HONG KONG (HedgeWorld.com)–Little will change in the guidelines drafted by the Hong Kong Securities and Futures Commission earlier this year, although the regulator did decide to clarify a few sections of its hedge fund offering rules.
Hedge fund managers wanting guidance on how much general money management experience is required before offering retail hedge funds in Hong Kong were granted their requests, while those wanting lower collateralization thresholds were denied leniency.
The commission revised its May consultation paper to say that they will take into account various factors in assessing a management firm’s experience. At least two key personnel in the company must have at least five years of relevant experience. In the case of funds of hedge funds, two key personnel will need to have at least two years of specific investment management experience.
The guidelines also specify what types of experience are acceptable for managers. For example, general experience acquired through academia, sales, marketing or back-office administration would not apply.

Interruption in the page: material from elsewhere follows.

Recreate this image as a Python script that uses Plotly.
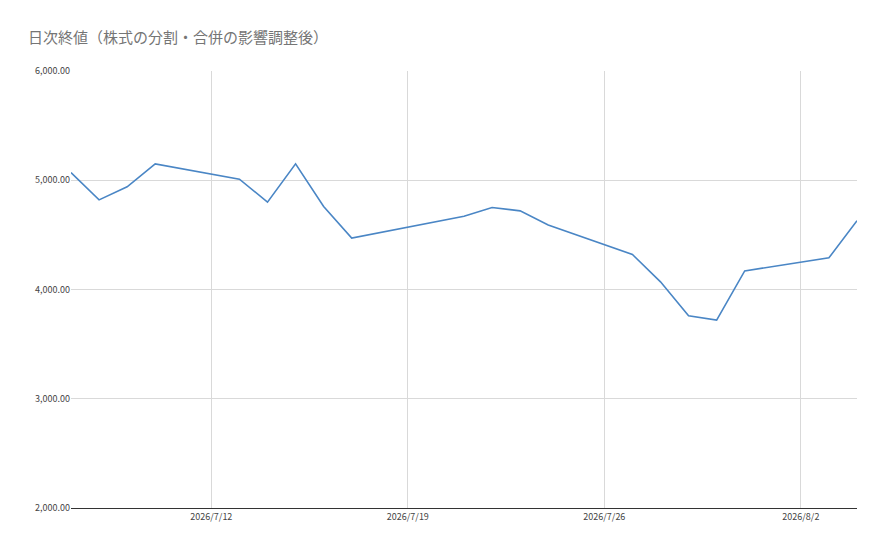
import plotly.graph_objects as go

dates = ["2026-07-07", "2026-07-08", "2026-07-09", "2026-07-10", "2026-07-13", "2026-07-14",
         "2026-07-15", "2026-07-16", "2026-07-17", "2026-07-21", "2026-07-22", "2026-07-23",
         "2026-07-24", "2026-07-27", "2026-07-28", "2026-07-29", "2026-07-30", "2026-07-31",
         "2026-08-03", "2026-08-04"]
close = [5070, 4820, 4940, 5150, 5010, 4800, 5150, 4760, 4470, 4670, 4750, 4720,
         4590, 4320, 4070, 3760, 3720, 4170, 4290, 4630]
tick_vals = ["2026-07-12", "2026-07-19", "2026-07-26", "2026-08-02"]
tick_text = ["2026/7/12", "2026/7/19", "2026/7/26", "2026/8/2"]

fig = go.Figure(go.Scatter(x=dates, y=close, mode="lines",
                           line=dict(color="#4a86c5", width=1.6)))

fig.update_layout(
    width=870, height=536,
    paper_bgcolor="white", plot_bgcolor="white",
    margin=dict(l=63, r=21, t=63, b=36),
    showlegend=False,
    font=dict(family="Noto Sans CJK JP", color="#444"),
    title=dict(text="日次終値（株式の分割・合併の影響調整後）", x=0.023, y=0.955,
               xanchor="left", font=dict(size=15, color="#757575")),
)
fig.update_xaxes(range=["2026-07-07", "2026-08-04"], tickvals=tick_vals, ticktext=tick_text,
                 showgrid=True, gridcolor="#d9d9d9", showline=True, linecolor="#333",
                 tickfont=dict(size=9, color="#444"), ticks="")
fig.update_yaxes(range=[2000, 6000], dtick=1000, tickformat=",.2f",
                 showgrid=True, gridcolor="#d9d9d9", zeroline=False,
                 tickfont=dict(size=9, color="#444"), ticks="")

fig.write_html("out.html")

In reviewing recent market events, the commission also decided it wasn’t appropriate to raise the collateralization level for hedge fund managers. Capping collateralization at 100%, officials say that when the assets of a fund are charged to a prime broker for financing, the borrowed amount can not exceed the assets the fund has under management.
The SFC said its concern over collateralization stemmed from a wide range of regulatory issues such as conflicts of interest when prime brokers are forced to foreclose on a hedge fund and the impact on investors when collateral stipulations are lowered.
Officials also decided not to change the investment minimum for retail hedge fund offerings, although those responding to the SFC disagreed on whether the minimum should be lowered.